Уже буквально в середине нулевых, осознав степень утраты языка, национальные школы значительно снизили требования к уровню владения языком. Татарские гимназии были готовы брать учеников с уровнем «исәнмесез – сау булыгыз», а затем и вовсе без знания языка, а с одним лишь стремлением его изучать. Самостоятельные работы, которые раньше назывались учителями «анекдот» (это когда текст составлен наполовину из татарских слов, наполовину из русских) и не заслуживали оценки выше тройки, теперь стали свидетельством погружения в языковую среду. Если раньше учителя со вздохом кивали в ответ на «ярыймы русча җавап бирергә?», то теперь предлагают отвечать хоть как-нибудь, но по-татарски, даже если это будет «пиццаны духовкага».
Стакан был наполовину пуст, стал наполовину полон.
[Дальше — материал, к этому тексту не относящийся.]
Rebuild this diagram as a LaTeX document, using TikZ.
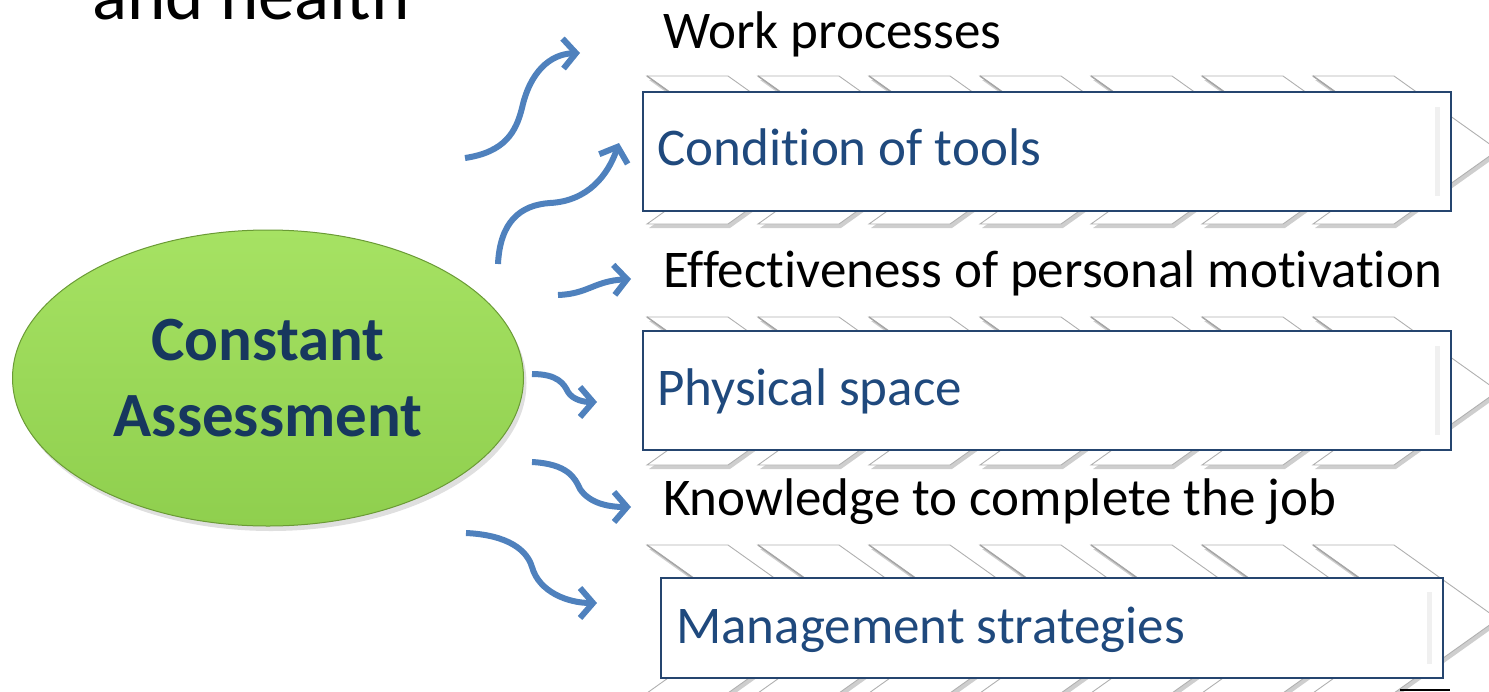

Не очень понятно, как правильно: быть перфекционистом в стиле Ломоносова или футуристом в стиле Тукая. Перфекционистам предлагается раз в полгода собираться на лингвистические ассамблеи и заниматься обогащением и спасением языка путем составления новых лексем. Этим же могут заниматься и славянофилы, испытывающие изжогу от слов «худи» и «митбол».
Футуристы же займутся своим делом: будут делать будущее.